Les footballeuses nigérianes, les Super Falcons qui ont remporté le 3 décembre face au Cameroun la Coupe d’Afrique des Nations ont occupé pendant deux semaines un hôtel d’Abuja pour protester contre le non-paiement de leurs primes de match. Elles ont fait grève pendant quinze jours et ont refusé de regagner leurs domiciles. Symbole fort dans un pays où le football est sacralisé.

Dans toute la Fédération, des centaines de milliers de fonctionnaires ne sont pas payés régulièrement. Entre autres des policiers et des militaires. Comment dès lors s’attendre à un comportement exemplaire de leur part ? Surtout à l’approche de Noël où les enfants réclament des cadeaux dignes de ceux qu’ils voient à la télévision. Sur les routes, mais aussi dans les aéroports ou les administrations, les demandes de pots-de-vins s’expriment de plus en plus ouvertement. La corruption est sans doute le sujet de conversation numéro 1. Bien avant le football ou d’autres passions nationales telles que Nollywood ou le monde des people.

Le Guardian de Lagos, le quotidien le plus réputé, publie une bande dessinée humoristique tous les jours : elle est presque invariablement consacrée aux détournements de fonds. Le dessinateur ne semble pas se lasser de traiter quotidiennement de ce même sujet. Son public ne semble pas non plus souffrir du comique de répétition. Il est vrai que le dessinateur trouve à chaque fois nouveau motif de caricature entre le sénateur obèse, l’homme d’affaires repu et le policier assoiffé de richesses.

Pendant ce temps-là, le chef de l’Etat continue à affirmer qu’il va construire un nouveau pays, libéré des démons de la corruption. Ses détracteurs lui rétorquent qu’avant de s’atteler à cette noble tâche, il ferait bien de remplir les caisses de l’Etat et de veiller à ce que les fonctionnaires – petits et grands – soient payés. Même les ministres des Etats de la Fédération courent souvent après leurs émoluments pendant des mois, voire des années.

A l’approche de Noël, même les plus aisés d’entre eux paniquent.
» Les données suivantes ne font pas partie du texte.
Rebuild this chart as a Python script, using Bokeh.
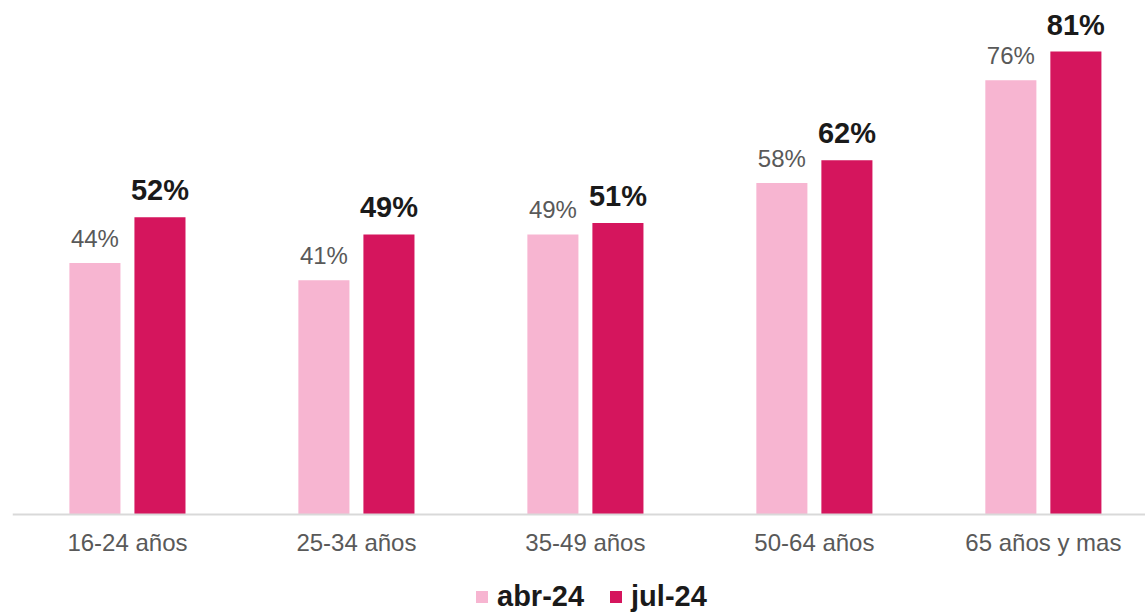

Comment vont-ils payer les frais de scolarité de leurs enfants en Grande-Bretagne, aux Etats-Unis ou en Suisse ? S’ils ne trouvent pas rapidement quelques dizaines de milliers de dollars, leurs rejetons seront renvoyés de l’école. Et ils passeront un Noël bien morose. Avant Noël, plus qu’à aucun autre moment de l’année les détournements s’accélèrent.

Les discours assénés par Buhari, depuis Aso Rock (palais présidentiel) se perdent dans le lointain. Ils apparaissent de plus en plus comme des vœux pieux. Il y a bien longtemps que les Nigérians ont cessé de croire au père Noël.